History is a continuum. It never stops. Therefore, there is no neat point at which the consequences of some momentous historical movement or event can be said to have concluded. Logically, some would say, to give a full account of the Russian Revolution, one would have to discuss its repercussions up to the present day. (Immediately one thinks of that answer often – but probably erroneously – attributed to Chou En-Lai when asked what he thought of the importance of the French Revolution: “It’s too soon to say.”)
But I am not saying that all of subsequent history has to be retailed to give a truthful account of a set of historical events.

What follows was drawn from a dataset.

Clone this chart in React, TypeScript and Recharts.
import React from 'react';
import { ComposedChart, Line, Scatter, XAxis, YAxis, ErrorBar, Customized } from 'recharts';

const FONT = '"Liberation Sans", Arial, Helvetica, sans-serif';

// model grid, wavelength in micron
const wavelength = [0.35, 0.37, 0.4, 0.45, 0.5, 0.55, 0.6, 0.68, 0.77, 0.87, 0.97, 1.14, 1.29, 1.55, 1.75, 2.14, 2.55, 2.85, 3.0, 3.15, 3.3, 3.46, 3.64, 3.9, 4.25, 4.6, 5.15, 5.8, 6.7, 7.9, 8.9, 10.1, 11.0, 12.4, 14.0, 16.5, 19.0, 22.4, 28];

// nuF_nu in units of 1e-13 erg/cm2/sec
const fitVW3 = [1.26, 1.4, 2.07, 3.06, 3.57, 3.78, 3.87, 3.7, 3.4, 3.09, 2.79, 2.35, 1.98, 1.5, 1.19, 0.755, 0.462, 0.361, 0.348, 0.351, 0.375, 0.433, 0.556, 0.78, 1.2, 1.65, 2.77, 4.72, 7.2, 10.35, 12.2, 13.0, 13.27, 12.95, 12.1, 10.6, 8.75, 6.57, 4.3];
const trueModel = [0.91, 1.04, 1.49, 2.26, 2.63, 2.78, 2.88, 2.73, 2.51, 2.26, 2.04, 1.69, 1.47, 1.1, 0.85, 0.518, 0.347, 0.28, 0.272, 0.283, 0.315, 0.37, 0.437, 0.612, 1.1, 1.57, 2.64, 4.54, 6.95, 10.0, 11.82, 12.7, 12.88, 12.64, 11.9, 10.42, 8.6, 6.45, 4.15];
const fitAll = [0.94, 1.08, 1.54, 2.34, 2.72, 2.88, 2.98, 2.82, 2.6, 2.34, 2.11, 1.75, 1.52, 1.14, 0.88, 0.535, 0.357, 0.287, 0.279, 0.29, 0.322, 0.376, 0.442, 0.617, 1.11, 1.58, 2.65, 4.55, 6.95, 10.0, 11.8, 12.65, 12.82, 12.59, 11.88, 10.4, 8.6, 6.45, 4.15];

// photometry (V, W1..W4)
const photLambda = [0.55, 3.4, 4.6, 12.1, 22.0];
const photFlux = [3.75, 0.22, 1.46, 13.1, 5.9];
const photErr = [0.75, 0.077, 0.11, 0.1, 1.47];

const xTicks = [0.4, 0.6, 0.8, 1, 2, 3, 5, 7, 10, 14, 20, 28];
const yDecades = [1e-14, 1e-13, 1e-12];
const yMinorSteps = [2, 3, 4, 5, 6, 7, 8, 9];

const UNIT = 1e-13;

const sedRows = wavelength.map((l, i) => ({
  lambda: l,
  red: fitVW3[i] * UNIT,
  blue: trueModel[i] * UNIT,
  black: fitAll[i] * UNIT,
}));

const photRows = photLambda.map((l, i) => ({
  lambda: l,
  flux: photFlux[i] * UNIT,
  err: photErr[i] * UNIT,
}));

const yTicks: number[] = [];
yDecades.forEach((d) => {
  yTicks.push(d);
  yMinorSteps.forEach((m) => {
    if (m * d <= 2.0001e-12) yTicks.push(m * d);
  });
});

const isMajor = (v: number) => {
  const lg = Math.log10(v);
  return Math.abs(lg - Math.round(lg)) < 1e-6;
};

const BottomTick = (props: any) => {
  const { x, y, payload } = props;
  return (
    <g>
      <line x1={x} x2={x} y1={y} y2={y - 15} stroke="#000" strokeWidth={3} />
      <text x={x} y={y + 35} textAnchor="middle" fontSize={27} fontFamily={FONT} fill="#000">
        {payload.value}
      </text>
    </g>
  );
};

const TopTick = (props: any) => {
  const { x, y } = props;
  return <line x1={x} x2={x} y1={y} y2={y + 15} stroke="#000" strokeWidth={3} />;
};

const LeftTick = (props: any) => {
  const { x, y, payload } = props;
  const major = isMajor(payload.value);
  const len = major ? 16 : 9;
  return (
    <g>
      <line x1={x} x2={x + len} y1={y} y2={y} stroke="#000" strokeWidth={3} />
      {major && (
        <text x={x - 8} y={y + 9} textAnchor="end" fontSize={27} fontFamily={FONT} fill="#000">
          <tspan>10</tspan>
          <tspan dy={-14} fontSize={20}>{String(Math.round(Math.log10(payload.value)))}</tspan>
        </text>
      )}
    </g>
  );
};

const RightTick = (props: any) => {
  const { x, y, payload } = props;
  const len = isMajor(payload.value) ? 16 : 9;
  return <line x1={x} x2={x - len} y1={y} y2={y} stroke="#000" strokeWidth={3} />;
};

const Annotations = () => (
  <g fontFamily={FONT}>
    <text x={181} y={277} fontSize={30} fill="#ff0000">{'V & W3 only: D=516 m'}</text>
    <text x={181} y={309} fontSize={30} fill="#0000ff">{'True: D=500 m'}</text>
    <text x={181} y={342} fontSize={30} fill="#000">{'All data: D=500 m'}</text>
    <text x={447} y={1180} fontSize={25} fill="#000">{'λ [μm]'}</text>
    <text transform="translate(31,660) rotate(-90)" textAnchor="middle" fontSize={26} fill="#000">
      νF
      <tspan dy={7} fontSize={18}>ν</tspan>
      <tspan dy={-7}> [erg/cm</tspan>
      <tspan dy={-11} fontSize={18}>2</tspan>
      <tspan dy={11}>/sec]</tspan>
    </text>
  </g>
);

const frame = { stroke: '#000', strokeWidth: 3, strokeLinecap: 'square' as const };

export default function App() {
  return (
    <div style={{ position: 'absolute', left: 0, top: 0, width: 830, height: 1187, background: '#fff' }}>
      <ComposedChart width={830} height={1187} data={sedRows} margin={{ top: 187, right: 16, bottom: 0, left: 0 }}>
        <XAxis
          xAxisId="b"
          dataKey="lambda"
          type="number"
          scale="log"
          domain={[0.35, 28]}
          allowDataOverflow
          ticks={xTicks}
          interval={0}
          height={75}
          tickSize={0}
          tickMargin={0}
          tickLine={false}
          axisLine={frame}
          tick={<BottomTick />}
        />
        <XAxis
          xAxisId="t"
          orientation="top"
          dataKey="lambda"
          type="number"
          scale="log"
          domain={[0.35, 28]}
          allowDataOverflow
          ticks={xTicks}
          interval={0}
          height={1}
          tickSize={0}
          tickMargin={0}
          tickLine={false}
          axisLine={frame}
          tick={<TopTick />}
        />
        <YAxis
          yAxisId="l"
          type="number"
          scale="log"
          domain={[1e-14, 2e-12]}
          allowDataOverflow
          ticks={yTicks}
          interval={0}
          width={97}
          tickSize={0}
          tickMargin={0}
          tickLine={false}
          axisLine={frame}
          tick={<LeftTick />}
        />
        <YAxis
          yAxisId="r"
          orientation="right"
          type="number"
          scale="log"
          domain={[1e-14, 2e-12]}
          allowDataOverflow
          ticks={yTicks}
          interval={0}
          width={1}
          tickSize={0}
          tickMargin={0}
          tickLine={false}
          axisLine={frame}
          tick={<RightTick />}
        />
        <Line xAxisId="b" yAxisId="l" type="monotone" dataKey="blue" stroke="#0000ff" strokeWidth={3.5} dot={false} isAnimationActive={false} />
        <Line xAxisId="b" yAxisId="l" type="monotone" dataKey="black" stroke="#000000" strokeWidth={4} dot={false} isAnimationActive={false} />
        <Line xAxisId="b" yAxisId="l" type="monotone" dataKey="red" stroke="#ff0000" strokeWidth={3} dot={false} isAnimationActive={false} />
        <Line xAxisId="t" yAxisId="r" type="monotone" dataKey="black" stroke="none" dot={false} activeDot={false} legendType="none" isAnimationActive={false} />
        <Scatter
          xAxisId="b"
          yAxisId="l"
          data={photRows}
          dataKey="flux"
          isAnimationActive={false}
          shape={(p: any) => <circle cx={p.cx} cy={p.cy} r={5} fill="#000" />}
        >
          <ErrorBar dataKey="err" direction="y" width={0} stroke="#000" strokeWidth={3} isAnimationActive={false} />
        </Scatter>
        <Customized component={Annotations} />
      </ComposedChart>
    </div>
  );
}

I am saying that it is unsatisfactory to end an historical narrative at a certain point because it appears to give a satisfactory and dramatic conclusion, when it is no conclusion at all.
Why do popular versions of an historical movement so often “stop the clock” in this way? Because, I would suggest, they are mimicking the ways of fiction where a train of events has a neat beginning, middle and end. A vast audience is so used to narratives that provide “closure” in this way (to use a disgusting and demotic Americanism) that they have come to expect it in historical narrative.
There is nothing new in this “stopping the clock” phenomenon. It often occurs when popular histories are promoting some ideological or nationalistic agenda and want to end on a note of triumph.
“So Henry V goes to France with a little army in 1415 and really whallops those Froggies at the Battle of Agincourt and we’ll end our story there with that famous victory, showing once again that English soldiers can always beat French ones.”
“Erm, yes Mr Retro Chauvinist English Historian, but aren’t you ignoring the obvious fact that Henry V’s triumph was short-lived and within less than 14 years (Joan of Arc and all that) the French had rallied and whalloped the English right back, driving them out of most of France? The Hundred Years War basically ended on French terms, and you’ve only stopped the clock at Agincourt because you don’t want to remember that.”
“The Catholic Church was horribly corrupt in its practices and abuse of power, but fortunately the Reformation came along and Luther and Calvin and Knox purified Christian practice and worship and stripped away non-Biblical traditions and now you can read the Bible in your own language and follow your own conscience in a church relevant to your own culture.”
“Yer what, sunshine? Aren’t you stopping the clock in about 1540-something, without noticing how fissiparous Protestantism quickly proved to be, how it established itself only when it could lean on the coercive arm of the state, and how its net effect was to secularise much of Europe, not to spread a purified form of Christianity? Obviously you haven’t read Reid’s Reader which gives a good review of Brad S.Gregory’s The Unintended Reformation [which you can look up on the index at right].”
Etcetera, etcetera, etcetera.
The lesson I am preaching is a very simple one. The terminus ad quem of any historical narrative is often the most revealing part when one wishes to work out an historian’s viewpoint or biases. Where you end serves as a sort of “moral” telling the reader what you think is most important about a story and what lesson can be drawn from it. But where you end is always artificial, given the never-ending nature of history. Where the clock stops in an historical narrative is not of itself history.